Has been paid to pump gas, to enter data, to lift textbooks, to sell magazines, to wash dishes, to write articles, to write research reports, to develop community, and to teach. Has organized, facilitated, leafleted, written, researched, interviewed, spoken, listened, outreached, accompanied, broadcast, trained, occupied, blockaded, supported, copied, processed, recorded, picketed. Hosted local political spoken-word radio for a few years. Has published over a hundred magazine-style news articles, a couple of poems, some op-ed pieces, a bunch of book reviews, a number of community-based research reports, and various and sundry other things. And tons of blog posts. Became his son’s stay-at-home parent starting at age nine months.

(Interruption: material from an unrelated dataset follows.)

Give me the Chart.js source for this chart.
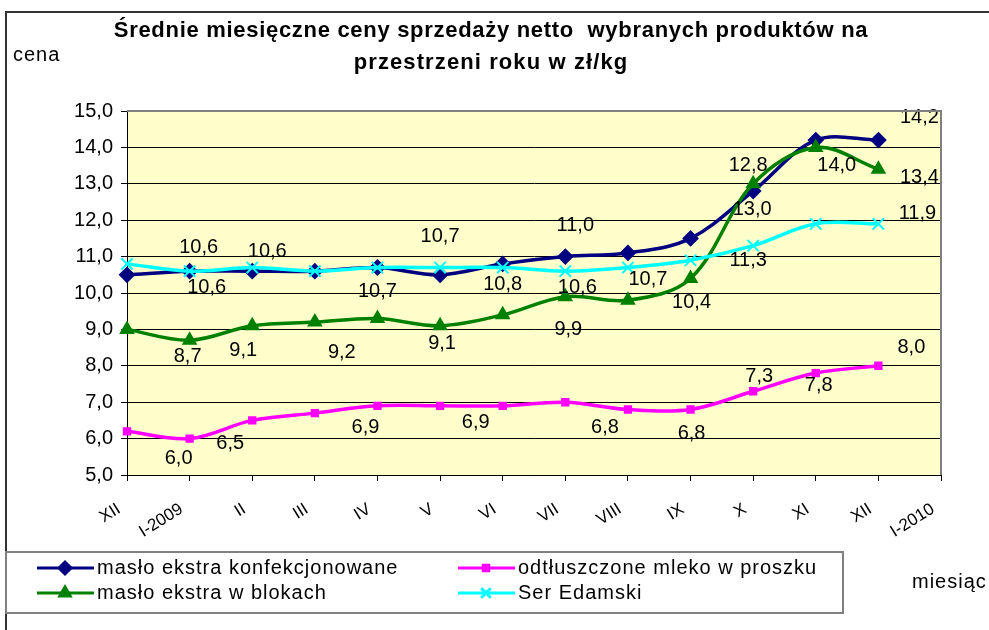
<!DOCTYPE html>
<html>
<head>
<meta charset="utf-8">
<script src="https://cdn.jsdelivr.net/npm/chart.js@4.4.1/dist/chart.umd.min.js"></script>
<style>
  html, body { margin: 0; padding: 0; background: #fff; }
  canvas { display: block; }
</style>
</head>
<body>
<canvas id="wykres" width="989" height="630"></canvas>
<script>
// miesiace na osi X
const months = ['XII', 'I-2009', 'II', 'III', 'IV', 'V', 'VI', 'VII', 'VIII', 'IX', 'X', 'XI', 'XII', 'I-2010'];

// ceny w zl/kg
const masloKonf = [10.5, 10.6, 10.6, 10.6, 10.7, 10.5, 10.8, 11.0, 11.1, 11.5, 12.8, 14.2, 14.2];
const mleko = [6.2, 6.0, 6.5, 6.7, 6.9, 6.9, 6.9, 7.0, 6.8, 6.8, 7.3, 7.8, 8.0];
const masloBloki = [9.0, 8.7, 9.1, 9.2, 9.3, 9.1, 9.4, 9.9, 9.8, 10.4, 13.0, 14.0, 13.4];
const ser = [10.8, 10.6, 10.7, 10.6, 10.7, 10.7, 10.7, 10.6, 10.7, 10.9, 11.3, 11.9, 11.9];

const yTicks = [5, 6, 7, 8, 9, 10, 11, 12, 13, 14, 15];

// ktore punkty maja etykiete: [indeks, przesuniecie x, przesuniecie y]
const etykMasloKonf = [[1, 9, -24], [2, 15, -20], [6, 0, 21], [7, 10, -31], [10, -5, -26], [12, 41, -23]];
const etykMleko = [[1, -11, 20], [2, -22, 23], [4, -12, 22], [6, -27, 17], [8, -23, 18], [9, 1, 24], [10, 6, -15], [11, 3, 12], [12, 33, -18]];
const etykMasloBloki = [[1, -2, 16], [2, -9, 25], [3, 27, 30], [5, 2, 18], [7, 3, 33], [9, 1, 24], [10, -1, 26], [11, 21, 18], [12, 41, 8]];
const etykSer = [[1, 17, 16], [4, 0, 24], [5, 0, -31], [7, 12, 16], [8, 20, 12], [10, -5, 15], [12, 39, -10]];

const FONT = 'Arial, "Liberation Sans", sans-serif';
const fmt = v => v.toFixed(1).replace('.', ',');

const serie = [
    { label: 'masło ekstra konfekcjonowane', data: masloKonf, color: '#000080', style: 'rectRot', r: 7, etyk: etykMasloKonf, order: 4 },
    { label: 'odtłuszczone mleko w proszku', data: mleko, color: '#FF00FF', style: 'rect', r: 4.5, etyk: etykMleko, order: 3 },
    { label: 'masło ekstra w blokach', data: masloBloki, color: '#008000', style: 'triangle', r: 7, etyk: etykMasloBloki, order: 2 },
    { label: 'Ser Edamski', data: ser, color: '#00FFFF', style: 'crossRot', r: 8, etyk: etykSer, order: 1 }
];

const tlo = {
    id: 'tlo',
    beforeDraw(chart) {
        const { ctx, chartArea: a } = chart;
        ctx.save();
        ctx.fillStyle = '#FFFFCC';
        ctx.fillRect(a.left, a.top, a.right - a.left, a.bottom - a.top);
        ctx.restore();
    },
    afterDraw(chart) {
        const { ctx, chartArea: a } = chart;
        ctx.save();
        // ramka obszaru wykresu
        ctx.strokeStyle = '#808080';
        ctx.lineWidth = 2;
        ctx.beginPath();
        ctx.moveTo(a.left, a.top);
        ctx.lineTo(a.right, a.top);
        ctx.lineTo(a.right, a.bottom);
        ctx.stroke();

        // ramka calosci
        ctx.strokeStyle = '#333';
        ctx.lineWidth = 2;
        ctx.beginPath();
        ctx.moveTo(6, 630);
        ctx.lineTo(6, 12);
        ctx.lineTo(989, 12);
        ctx.stroke();

        // tytul
        ctx.fillStyle = '#000';
        ctx.textAlign = 'center';
        ctx.textBaseline = 'middle';
        ctx.font = 'bold 22px ' + FONT;
        ctx.letterSpacing = '0.7px';
        ctx.fillText('Średnie miesięczne ceny sprzedaży netto  wybranych produktów na', 491, 31);
        ctx.letterSpacing = '1.1px';
        ctx.fillText('przestrzeni roku w zł/kg', 491, 63);

        ctx.font = '20px ' + FONT;
        ctx.letterSpacing = '1px';
        ctx.textAlign = 'left';
        ctx.fillText('cena', 13, 55);
        ctx.fillText('miesiąc', 912, 582);

        // legenda
        ctx.letterSpacing = '0px';
        ctx.strokeStyle = '#808080';
        ctx.lineWidth = 2;
        ctx.strokeRect(6, 552, 837, 61);
        const poz = [[37, 568], [458, 568], [37, 593], [458, 593]];
        ctx.textBaseline = 'middle';
        serie.forEach((s, k) => {
            const [x, y] = poz[k];
            ctx.strokeStyle = s.color;
            ctx.lineWidth = 3;
            ctx.beginPath();
            ctx.moveTo(x, y);
            ctx.lineTo(x + 57, y);
            ctx.stroke();
            ctx.fillStyle = s.color;
            Chart.helpers.drawPoint(ctx, {
                pointStyle: s.style, radius: s.r * 0.85, rotation: 0, borderWidth: 2
            }, x + 28, y);
            ctx.fillStyle = '#000';
            ctx.font = '20px ' + FONT;
            ctx.letterSpacing = '1px';
            ctx.fillText(s.label, x + 60, y);
            ctx.letterSpacing = '0px';
        });
        ctx.restore();
    },
    afterDatasetsDraw(chart) {
        const { ctx } = chart;
        ctx.save();
        ctx.fillStyle = '#000';
        ctx.font = '20px ' + FONT;
        ctx.textAlign = 'center';
        ctx.textBaseline = 'middle';
        serie.forEach((s, k) => {
            const meta = chart.getDatasetMeta(k);
            s.etyk.forEach(([i, dx, dy]) => {
                const p = meta.data[i];
                ctx.fillText(fmt(s.data[i]), p.x + dx, p.y + dy);
            });
        });
        ctx.restore();
    }
};

new Chart(document.getElementById('wykres'), {
    type: 'line',
    data: {
        labels: months,
        datasets: serie.map(s => ({
            label: s.label,
            data: s.data,
            borderColor: s.color,
            backgroundColor: s.color,
            borderWidth: 3.5,
            pointStyle: s.style,
            pointRadius: s.r,
            pointBorderWidth: 2,
            pointBorderColor: s.color,
            pointBackgroundColor: s.color,
            tension: 0.35,
            order: s.order,
            fill: false
        }))
    },
    options: {
        responsive: false,
        animation: false,
        devicePixelRatio: 1,
        layout: { padding: { left: 0, right: 48, top: 111, bottom: 0 } },
        plugins: {
            legend: { display: false },
            title: { display: false },
            tooltip: { enabled: false }
        },
        scales: {
            x: {
                offset: false,
                grid: { drawOnChartArea: false, color: '#000', tickLength: 6 },
                border: { color: '#000', width: 1 },
                ticks: {
                    autoSkip: false,
                    maxRotation: 32,
                    minRotation: 32,
                    color: '#000',
                    padding: 18,
                    labelOffset: -8,
                    font: { family: FONT, size: 17 }
                },
                afterFit: s => { s.height = 155; }
            },
            y: {
                min: 5,
                max: 15,
                afterBuildTicks: s => { s.ticks = yTicks.map(v => ({ value: v })); },
                grid: { color: '#000', lineWidth: 1, tickLength: 6 },
                border: { color: '#000', width: 1 },
                ticks: {
                    color: '#000',
                    padding: 8,
                    font: { family: FONT, size: 20 },
                    callback: v => fmt(v)
                },
                afterFit: s => { s.width = 127; }
            }
        }
    },
    plugins: [tlo]
});
</script>
</body>
</html>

In September 2012, Fernwood Publishing released his first two books, Gender and Sexuality: Canadian History Through the Stories of Activists and Resisting the State: Canadian History Through the Stories of Activists. Between 2013 and 2023, he produced and hosted a broadcasting/podcasting project, Talking Radical Radio, which could be heard on community radio stations across Canada, on venerable lefty news sites like Rabble.ca (2013-2020) and The Media Co-op (2020-2023), and via other online platforms. Each show featured an in-depth interview with one or more activists/organizers from across so-called Canada, and gave them a chance to reflect on the what, how, and why of their grassroots political work.

Since moving on from the show in February 2023, he has been putting more energy into a longstanding book project — more on that soon! — and is in the early stages of exploring a range of new work.